§ **Required task**
Transcribe the full listing exactly, and drop every picture.

§ **Information supplied**
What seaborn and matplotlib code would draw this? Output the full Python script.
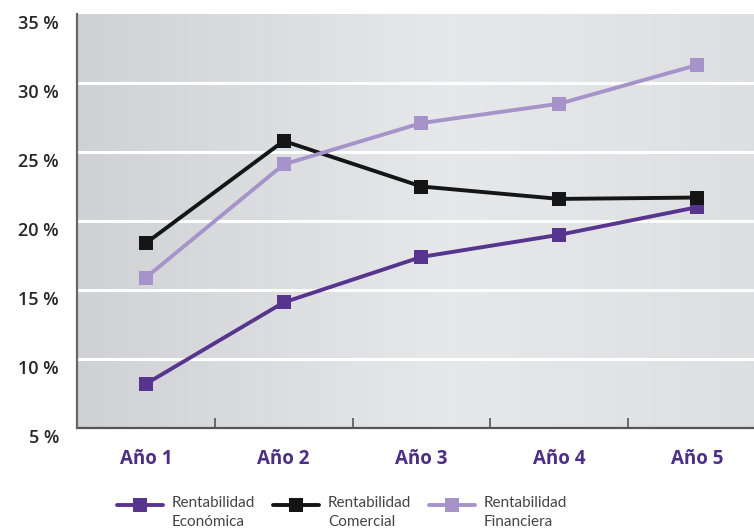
import numpy as np
import pandas as pd
import matplotlib
matplotlib.use("Agg")
import matplotlib.pyplot as plt
import matplotlib.transforms as mtransforms
from matplotlib.legend_handler import HandlerLine2D
import seaborn as sns

# Data (percent)
years = ["Año 1", "Año 2", "Año 3", "Año 4", "Año 5"]
economica = [8.2, 14.1, 17.4, 19.0, 21.0]
comercial = [18.4, 25.8, 22.5, 21.6, 21.7]
financiera = [15.9, 24.1, 27.1, 28.5, 31.3]
series_names = ["Rentabilidad\nEconómica", "Rentabilidad\nComercial", "Rentabilidad\nFinanciera"]
y_ticks = [5, 10, 15, 20, 25, 30, 35]

colors = ["#57358f", "#151515", "#a693c9"]

sns.set_style("white")
plt.rcParams["font.family"] = ["Open Sans", "DejaVu Sans"]

df = pd.DataFrame({
    "pos": list(range(len(years))) * 3,
    "valor": economica + comercial + financiera,
    "serie": np.repeat(series_names, len(years)),
})

fig = plt.figure(figsize=(7.54, 5.30), dpi=100)
ax = fig.add_axes([77 / 754, 1 - 428 / 530, 1 - 77 / 754, (428 - 14) / 530])

# grey gradient backdrop
ramp = np.interp(np.linspace(0, 1, 300), [0, 0.55, 1], [0.0, 1.0, 0.6])
c0 = np.array([0.812, 0.820, 0.831])
c1 = np.array([0.905, 0.910, 0.918])
grad = c0[None, :] + ramp[:, None] * (c1 - c0)[None, :]
ax.imshow(grad[None, :, :], aspect="auto", extent=[0, 1, 0, 1],
          transform=ax.transAxes, zorder=-2)
ax.patch.set_visible(False)

sns.lineplot(data=df, x="pos", y="valor", hue="serie", hue_order=series_names,
             palette=colors, style="serie", markers=["s", "s", "s"], dashes=False,
             linewidth=2.8, markersize=10, markeredgewidth=0, ax=ax, zorder=3)

ax.set_xlim(-0.5, (754 - 145) / 138)
ax.set_ylim(5, 35)

# white horizontal grid
for v in y_ticks[1:-1]:
    ax.axhline(v, color="white", lw=2.2, zorder=1)

ax.set_yticks(y_ticks)
ax.set_yticklabels([f"{v} %" for v in y_ticks])
ax.tick_params(axis="y", length=0, pad=13, labelsize=13, labelcolor="#262626")
offset = mtransforms.ScaledTranslation(0, -0.08, fig.dpi_scale_trans)
for lab in ax.get_yticklabels():
    lab.set_transform(lab.get_transform() + offset)
    lab.set_fontweight("semibold")

ax.set_xticks(range(len(years)))
ax.set_xticklabels(years)
ax.set_xticks([i + 0.5 for i in range(len(years) - 1)], minor=True)
ax.tick_params(axis="x", which="major", bottom=False, length=0, pad=15,
               labelsize=13.5, labelcolor="#4b2d8a")
ax.tick_params(axis="x", which="minor", bottom=True, direction="in", length=7.5,
               width=1.2, color="#555555")
for lab in ax.get_xticklabels():
    lab.set_fontweight("bold")

ax.set_xlabel("")
ax.set_ylabel("")
for s in ["top", "right"]:
    ax.spines[s].set_visible(False)
ax.spines["left"].set_color("#666666")
ax.spines["left"].set_linewidth(1.6)
ax.spines["bottom"].set_color("#555555")
ax.spines["bottom"].set_linewidth(1.6)
ax.spines["left"].set_zorder(4)


class TopLineHandler(HandlerLine2D):
    """Place the legend line level with the first text line."""
    def adjust_drawing_area(self, legend, orig_handle, xdescent, ydescent,
                            width, height, fontsize):
        xd, yd, w, h = super().adjust_drawing_area(
            legend, orig_handle, xdescent, ydescent, width, height, fontsize)
        return xd, yd - 0.95 * fontsize, w, h


handles, labels = ax.get_legend_handles_labels()
ax.get_legend().remove()
leg = fig.legend(handles, labels, loc="upper left",
                 bbox_to_anchor=(117 / 754, 1 - 496 / 530), ncol=3, frameon=False,
                 prop={"family": ["Lato", "DejaVu Sans"], "size": 11},
                 handlelength=3.0, handletextpad=0.6,
                 columnspacing=1.15, borderpad=0, borderaxespad=0,
                 handler_map={h: TopLineHandler() for h in handles})
for t in leg.get_texts():
    t.set_color("#444444")
    t.set_linespacing(1.45)

fig.savefig("out.png", dpi=100)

§ **Output of the task**
What seaborn and matplotlib code would draw this? Output the full Python script.
import numpy as np
import pandas as pd
import matplotlib
matplotlib.use("Agg")
import matplotlib.pyplot as plt
import matplotlib.transforms as mtransforms
from matplotlib.legend_handler import HandlerLine2D
import seaborn as sns

# Data (percent)
years = ["Año 1", "Año 2", "Año 3", "Año 4", "Año 5"]
economica = [8.2, 14.1, 17.4, 19.0, 21.0]
comercial = [18.4, 25.8, 22.5, 21.6, 21.7]
financiera = [15.9, 24.1, 27.1, 28.5, 31.3]
series_names = ["Rentabilidad\nEconómica", "Rentabilidad\nComercial", "Rentabilidad\nFinanciera"]
y_ticks = [5, 10, 15, 20, 25, 30, 35]

colors = ["#57358f", "#151515", "#a693c9"]

sns.set_style("white")
plt.rcParams["font.family"] = ["Open Sans", "DejaVu Sans"]

df = pd.DataFrame({
    "pos": list(range(len(years))) * 3,
    "valor": economica + comercial + financiera,
    "serie": np.repeat(series_names, len(years)),
})

fig = plt.figure(figsize=(7.54, 5.30), dpi=100)
ax = fig.add_axes([77 / 754, 1 - 428 / 530, 1 - 77 / 754, (428 - 14) / 530])

# grey gradient backdrop
ramp = np.interp(np.linspace(0, 1, 300), [0, 0.55, 1], [0.0, 1.0, 0.6])
c0 = np.array([0.812, 0.820, 0.831])
c1 = np.array([0.905, 0.910, 0.918])
grad = c0[None, :] + ramp[:, None] * (c1 - c0)[None, :]
ax.imshow(grad[None, :, :], aspect="auto", extent=[0, 1, 0, 1],
          transform=ax.transAxes, zorder=-2)
ax.patch.set_visible(False)

sns.lineplot(data=df, x="pos", y="valor", hue="serie", hue_order=series_names,
             palette=colors, style="serie", markers=["s", "s", "s"], dashes=False,
             linewidth=2.8, markersize=10, markeredgewidth=0, ax=ax, zorder=3)

ax.set_xlim(-0.5, (754 - 145) / 138)
ax.set_ylim(5, 35)

# white horizontal grid
for v in y_ticks[1:-1]:
    ax.axhline(v, color="white", lw=2.2, zorder=1)

ax.set_yticks(y_ticks)
ax.set_yticklabels([f"{v} %" for v in y_ticks])
ax.tick_params(axis="y", length=0, pad=13, labelsize=13, labelcolor="#262626")
offset = mtransforms.ScaledTranslation(0, -0.08, fig.dpi_scale_trans)
for lab in ax.get_yticklabels():
    lab.set_transform(lab.get_transform() + offset)
    lab.set_fontweight("semibold")

ax.set_xticks(range(len(years)))
ax.set_xticklabels(years)
ax.set_xticks([i + 0.5 for i in range(len(years) - 1)], minor=True)
ax.tick_params(axis="x", which="major", bottom=False, length=0, pad=15,
               labelsize=13.5, labelcolor="#4b2d8a")
ax.tick_params(axis="x", which="minor", bottom=True, direction="in", length=7.5,
               width=1.2, color="#555555")
for lab in ax.get_xticklabels():
    lab.set_fontweight("bold")

ax.set_xlabel("")
ax.set_ylabel("")
for s in ["top", "right"]:
    ax.spines[s].set_visible(False)
ax.spines["left"].set_color("#666666")
ax.spines["left"].set_linewidth(1.6)
ax.spines["bottom"].set_color("#555555")
ax.spines["bottom"].set_linewidth(1.6)
ax.spines["left"].set_zorder(4)


class TopLineHandler(HandlerLine2D):
    """Place the legend line level with the first text line."""
    def adjust_drawing_area(self, legend, orig_handle, xdescent, ydescent,
                            width, height, fontsize):
        xd, yd, w, h = super().adjust_drawing_area(
            legend, orig_handle, xdescent, ydescent, width, height, fontsize)
        return xd, yd - 0.95 * fontsize, w, h


handles, labels = ax.get_legend_handles_labels()
ax.get_legend().remove()
leg = fig.legend(handles, labels, loc="upper left",
                 bbox_to_anchor=(117 / 754, 1 - 496 / 530), ncol=3, frameon=False,
                 prop={"family": ["Lato", "DejaVu Sans"], "size": 11},
                 handlelength=3.0, handletextpad=0.6,
                 columnspacing=1.15, borderpad=0, borderaxespad=0,
                 handler_map={h: TopLineHandler() for h in handles})
for t in leg.get_texts():
    t.set_color("#444444")
    t.set_linespacing(1.45)

fig.savefig("out.png", dpi=100)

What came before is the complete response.